» Source excerpt:
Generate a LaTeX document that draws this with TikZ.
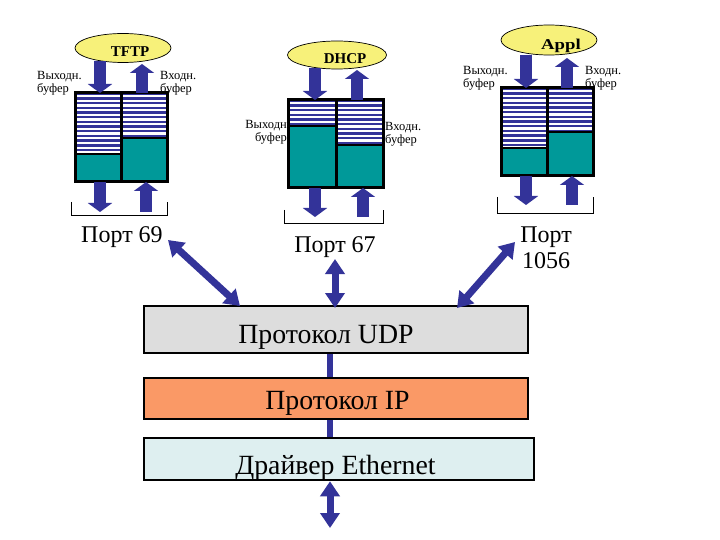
\documentclass[tikz,border=0pt]{standalone}
\usepackage{fontspec}
\setmainfont{Liberation Serif}
\usetikzlibrary{arrows.meta,shapes.geometric}
\definecolor{navy}{RGB}{51,51,153}
\definecolor{tealc}{RGB}{0,153,153}
\definecolor{ylw}{RGB}{247,241,122}
\definecolor{udpc}{RGB}{221,221,221}
\definecolor{ipc}{RGB}{250,153,102}
\definecolor{ethc}{RGB}{222,239,240}
\tikzset{
  blockarrow/.style={draw=navy, line width=12pt, -{Triangle[length=9pt,width=24pt]}},
  dblarrow/.style={draw=navy, line width=7pt, {Triangle[length=15pt,width=19pt]}-{Triangle[length=15pt,width=19pt]}},
  appell/.style={ellipse, draw=black, line width=0.7pt, fill=ylw, inner sep=0},
  elltxt/.style={font=\fontsize{15}{17}\selectfont\bfseries, inner sep=0},
  bufbox/.style={draw=black, line width=3pt, inner sep=0, rectangle},
  layer/.style={draw=black, line width=2.5pt, inner sep=0, rectangle},
  smalllbl/.style={font=\fontsize{12.5}{13}\selectfont, align=left, inner sep=0},
  biglbl/.style={font=\fontsize{24}{26}\selectfont, inner sep=0},
  layertxt/.style={font=\fontsize{27.8}{30}\selectfont, inner sep=0},
  brk/.style={draw=black, line width=0.8pt},
  link/.style={draw=navy, line width=6pt},
  stripeline/.style={draw=white, line width=2.3pt},
  divline/.style={draw=black, line width=3pt},
  fillline/.style={draw=black, line width=2pt},
}
\begin{document}
\begin{tikzpicture}[x=1pt,y=-1pt]
\useasboundingbox[fill=white] (0,0) rectangle (720,540);

% ================= TFTP =================
\begin{scope}
  \clip (75,93) rectangle (167,182);
  \fill[navy] (75,93) rectangle (167,182);
  \foreach \k in {0,...,19} \draw[stripeline] (75,96+\k*4.7) -- (167,96+\k*4.7);
\end{scope}
\fill[tealc] (75,154) rectangle (121,182);
\fill[tealc] (121,138) rectangle (167,182);
\draw[fillline] (75,154) -- (121,154) (121,138) -- (167,138);
\draw[divline] (121,93) -- (121,182);
\node[bufbox, minimum width=92pt, minimum height=89pt] (tftpbox) at (121,137.5) {};
\node[appell, minimum width=96pt, minimum height=29pt] (tftp) at (123,48) {};
\node[elltxt] (tftptxt) at (130,52) {TFTP};
\coordinate (ta1) at (100,61);  \coordinate (ta2) at (100,93);
\coordinate (ta3) at (142,93);  \coordinate (ta4) at (142,64);
\coordinate (ta5) at (100,182); \coordinate (ta6) at (100,212);
\coordinate (ta7) at (146,212); \coordinate (ta8) at (146,182);
\draw[blockarrow] (ta1) -- (ta2);
\draw[blockarrow] (ta3) -- (ta4);
\draw[blockarrow] (ta5) -- (ta6);
\draw[blockarrow] (ta7) -- (ta8);
\draw[brk] (71,202) -- (71,215) -- (167,215) -- (167,202);
\node[smalllbl, anchor=west] (tftpout) at (37,83.5) {Выходн.\\буфер};
\node[smalllbl, anchor=west] (tftpin) at (160,83.5) {Входн.\\буфер};
\node[biglbl, anchor=base] (p69) at (122,243) {Порт 69};

% ================= DHCP =================
\begin{scope}
  \clip (288,100) rectangle (383,188);
  \fill[navy] (288,100) rectangle (383,188);
  \foreach \k in {0,...,19} \draw[stripeline] (288,103+\k*4.7) -- (383,103+\k*4.7);
\end{scope}
\fill[tealc] (288,126) rectangle (336,188);
\fill[tealc] (336,145) rectangle (383,188);
\draw[fillline] (288,126) -- (336,126) (336,145) -- (383,145);
\draw[divline] (336,100) -- (336,188);
\node[bufbox, minimum width=95pt, minimum height=88pt] (dhcpbox) at (335.5,144) {};
\node[appell, minimum width=99pt, minimum height=28pt] (dhcp) at (337,55) {};
\node[elltxt] (dhcptxt) at (345,59) {DHCP};
\coordinate (da1) at (315,68);  \coordinate (da2) at (315,100);
\coordinate (da3) at (357,100); \coordinate (da4) at (357,70);
\coordinate (da5) at (315,188); \coordinate (da6) at (315,217);
\coordinate (da7) at (363,217); \coordinate (da8) at (363,188);
\draw[blockarrow] (da1) -- (da2);
\draw[blockarrow] (da3) -- (da4);
\draw[blockarrow] (da5) -- (da6);
\draw[blockarrow] (da7) -- (da8);
\draw[brk] (284,210) -- (284,223) -- (383,223) -- (383,210);
\node[smalllbl, anchor=east, align=right] (dhcpout) at (287,132.5) {Выходн\\буфер};
\node[smalllbl, anchor=west] (dhcpin) at (385,134) {Входн.\\буфер};
\node[biglbl, anchor=base] (p67) at (335,252) {Порт 67};

% ================= Appl =================
\begin{scope}
  \clip (501,88) rectangle (593,176);
  \fill[navy] (501,88) rectangle (593,176);
  \foreach \k in {0,...,19} \draw[stripeline] (501,91+\k*4.7) -- (593,91+\k*4.7);
\end{scope}
\fill[tealc] (501,148) rectangle (547,176);
\fill[tealc] (547,132) rectangle (593,176);
\draw[fillline] (501,148) -- (547,148) (547,132) -- (593,132);
\draw[divline] (547,88) -- (547,176);
\node[bufbox, minimum width=92pt, minimum height=88pt] (applbox) at (547,132) {};
\node[appell, minimum width=96pt, minimum height=30pt] (appl) at (549,40) {};
\node[elltxt, xscale=1.25] (appltxt) at (561,46) {Appl};
\coordinate (aa1) at (526,55);  \coordinate (aa2) at (526,88);
\coordinate (aa3) at (567,88);  \coordinate (aa4) at (567,58);
\coordinate (aa5) at (526,176); \coordinate (aa6) at (526,205);
\coordinate (aa7) at (572,205); \coordinate (aa8) at (572,176);
\draw[blockarrow] (aa1) -- (aa2);
\draw[blockarrow] (aa3) -- (aa4);
\draw[blockarrow] (aa5) -- (aa6);
\draw[blockarrow] (aa7) -- (aa8);
\draw[brk] (497,197) -- (497,213) -- (593,213) -- (593,197);
\node[smalllbl, anchor=west] (applout) at (463,78.5) {Выходн.\\буфер};
\node[smalllbl, anchor=west] (applin) at (585,78.5) {Входн.\\буфер};
\node[biglbl, align=center, font=\fontsize{24}{26}\selectfont] (p1056) at (546,248) {Порт\\1056};

% ================= Layers =================
\node[layer, fill=udpc, minimum width=384pt, minimum height=47pt] (udp) at (336,329.5) {};
\node[layertxt, anchor=base] (udptxt) at (326,343) {Протокол UDP};
\node[layer, fill=ipc, minimum width=384pt, minimum height=41pt] (ip) at (336,398.5) {};
\node[layertxt, anchor=base] (iptxt) at (337.5,409) {Протокол IP};
\node[layer, fill=ethc, minimum width=390pt, minimum height=42pt] (eth) at (339,459) {};
\node[layertxt, anchor=base] (ethtxt) at (335.5,474) {Драйвер Ethernet};

\coordinate (lx) at (330,0);
\draw[link] (udp.south -| lx) -- (ip.north -| lx);
\draw[link] (ip.south -| lx) -- (eth.north -| lx);
\coordinate (netend) at (330,528);
\draw[dblarrow] (eth.south -| lx) -- (netend);

% port to UDP arrows
\coordinate (p69a) at (168,240);  \coordinate (u69) at (240,306);
\coordinate (p67a) at (335,259);  \coordinate (u67) at (335,308);
\coordinate (p56a) at (515,242);  \coordinate (u56) at (457,308);
\draw[dblarrow] (p69a) -- (u69);
\draw[dblarrow] (p67a) -- (u67);
\draw[dblarrow] (p56a) -- (u56);
\end{tikzpicture}
\end{document}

» Task directions: Go through the listing above and write it out again exactly, dropping the pictures.

» Task result:
Generate a LaTeX document that draws this with TikZ.
\documentclass[tikz,border=0pt]{standalone}
\usepackage{fontspec}
\setmainfont{Liberation Serif}
\usetikzlibrary{arrows.meta,shapes.geometric}
\definecolor{navy}{RGB}{51,51,153}
\definecolor{tealc}{RGB}{0,153,153}
\definecolor{ylw}{RGB}{247,241,122}
\definecolor{udpc}{RGB}{221,221,221}
\definecolor{ipc}{RGB}{250,153,102}
\definecolor{ethc}{RGB}{222,239,240}
\tikzset{
  blockarrow/.style={draw=navy, line width=12pt, -{Triangle[length=9pt,width=24pt]}},
  dblarrow/.style={draw=navy, line width=7pt, {Triangle[length=15pt,width=19pt]}-{Triangle[length=15pt,width=19pt]}},
  appell/.style={ellipse, draw=black, line width=0.7pt, fill=ylw, inner sep=0},
  elltxt/.style={font=\fontsize{15}{17}\selectfont\bfseries, inner sep=0},
  bufbox/.style={draw=black, line width=3pt, inner sep=0, rectangle},
  layer/.style={draw=black, line width=2.5pt, inner sep=0, rectangle},
  smalllbl/.style={font=\fontsize{12.5}{13}\selectfont, align=left, inner sep=0},
  biglbl/.style={font=\fontsize{24}{26}\selectfont, inner sep=0},
  layertxt/.style={font=\fontsize{27.8}{30}\selectfont, inner sep=0},
  brk/.style={draw=black, line width=0.8pt},
  link/.style={draw=navy, line width=6pt},
  stripeline/.style={draw=white, line width=2.3pt},
  divline/.style={draw=black, line width=3pt},
  fillline/.style={draw=black, line width=2pt},
}
\begin{document}
\begin{tikzpicture}[x=1pt,y=-1pt]
\useasboundingbox[fill=white] (0,0) rectangle (720,540);

% ================= TFTP =================
\begin{scope}
  \clip (75,93) rectangle (167,182);
  \fill[navy] (75,93) rectangle (167,182);
  \foreach \k in {0,...,19} \draw[stripeline] (75,96+\k*4.7) -- (167,96+\k*4.7);
\end{scope}
\fill[tealc] (75,154) rectangle (121,182);
\fill[tealc] (121,138) rectangle (167,182);
\draw[fillline] (75,154) -- (121,154) (121,138) -- (167,138);
\draw[divline] (121,93) -- (121,182);
\node[bufbox, minimum width=92pt, minimum height=89pt] (tftpbox) at (121,137.5) {};
\node[appell, minimum width=96pt, minimum height=29pt] (tftp) at (123,48) {};
\node[elltxt] (tftptxt) at (130,52) {TFTP};
\coordinate (ta1) at (100,61);  \coordinate (ta2) at (100,93);
\coordinate (ta3) at (142,93);  \coordinate (ta4) at (142,64);
\coordinate (ta5) at (100,182); \coordinate (ta6) at (100,212);
\coordinate (ta7) at (146,212); \coordinate (ta8) at (146,182);
\draw[blockarrow] (ta1) -- (ta2);
\draw[blockarrow] (ta3) -- (ta4);
\draw[blockarrow] (ta5) -- (ta6);
\draw[blockarrow] (ta7) -- (ta8);
\draw[brk] (71,202) -- (71,215) -- (167,215) -- (167,202);
\node[smalllbl, anchor=west] (tftpout) at (37,83.5) {Выходн.\\буфер};
\node[smalllbl, anchor=west] (tftpin) at (160,83.5) {Входн.\\буфер};
\node[biglbl, anchor=base] (p69) at (122,243) {Порт 69};

% ================= DHCP =================
\begin{scope}
  \clip (288,100) rectangle (383,188);
  \fill[navy] (288,100) rectangle (383,188);
  \foreach \k in {0,...,19} \draw[stripeline] (288,103+\k*4.7) -- (383,103+\k*4.7);
\end{scope}
\fill[tealc] (288,126) rectangle (336,188);
\fill[tealc] (336,145) rectangle (383,188);
\draw[fillline] (288,126) -- (336,126) (336,145) -- (383,145);
\draw[divline] (336,100) -- (336,188);
\node[bufbox, minimum width=95pt, minimum height=88pt] (dhcpbox) at (335.5,144) {};
\node[appell, minimum width=99pt, minimum height=28pt] (dhcp) at (337,55) {};
\node[elltxt] (dhcptxt) at (345,59) {DHCP};
\coordinate (da1) at (315,68);  \coordinate (da2) at (315,100);
\coordinate (da3) at (357,100); \coordinate (da4) at (357,70);
\coordinate (da5) at (315,188); \coordinate (da6) at (315,217);
\coordinate (da7) at (363,217); \coordinate (da8) at (363,188);
\draw[blockarrow] (da1) -- (da2);
\draw[blockarrow] (da3) -- (da4);
\draw[blockarrow] (da5) -- (da6);
\draw[blockarrow] (da7) -- (da8);
\draw[brk] (284,210) -- (284,223) -- (383,223) -- (383,210);
\node[smalllbl, anchor=east, align=right] (dhcpout) at (287,132.5) {Выходн\\буфер};
\node[smalllbl, anchor=west] (dhcpin) at (385,134) {Входн.\\буфер};
\node[biglbl, anchor=base] (p67) at (335,252) {Порт 67};

% ================= Appl =================
\begin{scope}
  \clip (501,88) rectangle (593,176);
  \fill[navy] (501,88) rectangle (593,176);
  \foreach \k in {0,...,19} \draw[stripeline] (501,91+\k*4.7) -- (593,91+\k*4.7);
\end{scope}
\fill[tealc] (501,148) rectangle (547,176);
\fill[tealc] (547,132) rectangle (593,176);
\draw[fillline] (501,148) -- (547,148) (547,132) -- (593,132);
\draw[divline] (547,88) -- (547,176);
\node[bufbox, minimum width=92pt, minimum height=88pt] (applbox) at (547,132) {};
\node[appell, minimum width=96pt, minimum height=30pt] (appl) at (549,40) {};
\node[elltxt, xscale=1.25] (appltxt) at (561,46) {Appl};
\coordinate (aa1) at (526,55);  \coordinate (aa2) at (526,88);
\coordinate (aa3) at (567,88);  \coordinate (aa4) at (567,58);
\coordinate (aa5) at (526,176); \coordinate (aa6) at (526,205);
\coordinate (aa7) at (572,205); \coordinate (aa8) at (572,176);
\draw[blockarrow] (aa1) -- (aa2);
\draw[blockarrow] (aa3) -- (aa4);
\draw[blockarrow] (aa5) -- (aa6);
\draw[blockarrow] (aa7) -- (aa8);
\draw[brk] (497,197) -- (497,213) -- (593,213) -- (593,197);
\node[smalllbl, anchor=west] (applout) at (463,78.5) {Выходн.\\буфер};
\node[smalllbl, anchor=west] (applin) at (585,78.5) {Входн.\\буфер};
\node[biglbl, align=center, font=\fontsize{24}{26}\selectfont] (p1056) at (546,248) {Порт\\1056};

% ================= Layers =================
\node[layer, fill=udpc, minimum width=384pt, minimum height=47pt] (udp) at (336,329.5) {};
\node[layertxt, anchor=base] (udptxt) at (326,343) {Протокол UDP};
\node[layer, fill=ipc, minimum width=384pt, minimum height=41pt] (ip) at (336,398.5) {};
\node[layertxt, anchor=base] (iptxt) at (337.5,409) {Протокол IP};
\node[layer, fill=ethc, minimum width=390pt, minimum height=42pt] (eth) at (339,459) {};
\node[layertxt, anchor=base] (ethtxt) at (335.5,474) {Драйвер Ethernet};

\coordinate (lx) at (330,0);
\draw[link] (udp.south -| lx) -- (ip.north -| lx);
\draw[link] (ip.south -| lx) -- (eth.north -| lx);
\coordinate (netend) at (330,528);
\draw[dblarrow] (eth.south -| lx) -- (netend);

% port to UDP arrows
\coordinate (p69a) at (168,240);  \coordinate (u69) at (240,306);
\coordinate (p67a) at (335,259);  \coordinate (u67) at (335,308);
\coordinate (p56a) at (515,242);  \coordinate (u56) at (457,308);
\draw[dblarrow] (p69a) -- (u69);
\draw[dblarrow] (p67a) -- (u67);
\draw[dblarrow] (p56a) -- (u56);
\end{tikzpicture}
\end{document}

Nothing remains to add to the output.